Application stores are here to stay and they are springing like mushrooms after the rain. Andreas Constantinou over at Vision Mobile defines them as the seeds of Web 3.0, and for a good reason. Even Google, “THE cloud company” has recently decided to improve its Google Maps app and rely less on the web to provide more features to it.
The interesting angle for all of this in my view is what happens today in the VoIP market with applications.
Not so long ago, to build a good VoIP solution you had to be standardized. Unless you were Skype, of course. You either went SIP or H.323 (maybe even XMPP) and built your solution on top of it, trying your best to provide a service that can work with different devices and servers and be part of an ecosystem.
And today? Well, to put it nicely – Who cares? You just build an app and you’re done.
Just look at the crop of specialized VoIP apps. Here’s just a few that comes to mind: Fring, Qik, Tango, Viber and a few others out there.
What do they do? They either ask for you to sign in to their own network and dial calls within that network or take advantage of the address book on your phone to build the network out of it.
Do they support a standard? Maybe. Most probably not. Sometimes they do, but only on the network side by gateway-ing to other services.
Does it work? For voice only, you can get around with such things by providing access to PSTN and allowing users to call anyone with a phone number. For video… well… it doesn’t.

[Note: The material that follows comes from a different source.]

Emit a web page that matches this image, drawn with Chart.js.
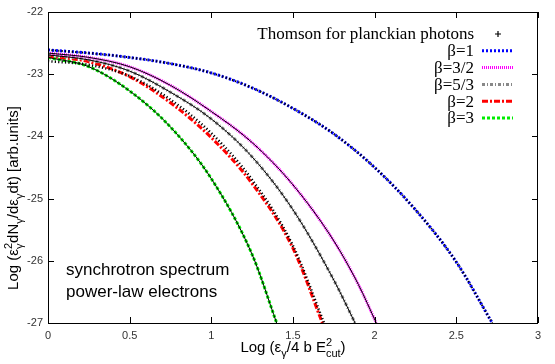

But don’t just take my word for it – just read Lisa Pierce’s report on GigaOm Pro:
“Several critical factors retard growth; some pose significant barriers over our entire five-year planning horizon. The most significant of these is lack of complete interoperability of current-generation videoconferencing and related technologies.”
Are we about to trade interoperability for an application that lets us dial people that use the same application? Is that good to our visual communication industry?